Effect of carbon nanofillers on anticorrosive and physico-mechanical properties of hyperbranched urethane alkyd coatings

Abstract

Abstract Effects of three geometrically different carbon nanofillers (CNs) namely carbon black, multiwall carbon nanotubes and graphene on the anticorrosive and physico-mechanical properties of hyperbranched alkyd resin (HBA) based coatings were investigated. Hyperbranched urethane alkyd coatings (HBUA) were made by curing the synthesized resin with hexamethylene diisocyanate trimer. All the carbon fillers are treated with a surfactant (Nonidate-P40) to achieve a uniform dispersion. The addition of surfactant treated CNs to HBUA resulted in a significant improvement in the corrosion resistance and mechanical properties in comparison with the neat HBUA coating.

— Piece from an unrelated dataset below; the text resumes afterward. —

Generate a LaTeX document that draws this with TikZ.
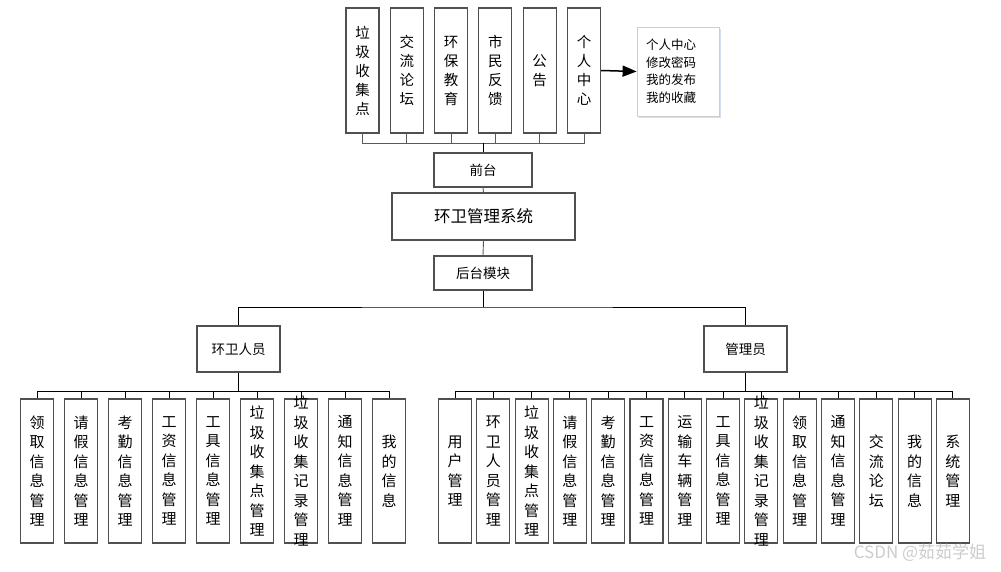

Among the HBUA/CN composites, the improvement in corrosion resistance was found to be superior in the case of HBUA/graphene composite. Transmission electron microscope (TEM) clearly indicated the uniform dispersion of carbon nanofillers in the resin. The uniform dispersion of CNs is believed to originate from an interaction of π electron clouds of CNs with the delocalized π electrons of Nonidet-P40 and H-bonding interaction between Nonidet-P40 and the HBA. This type of interaction does not disturb the π electron clouds of MWCNTs as opposed to chemical functionalization strategy.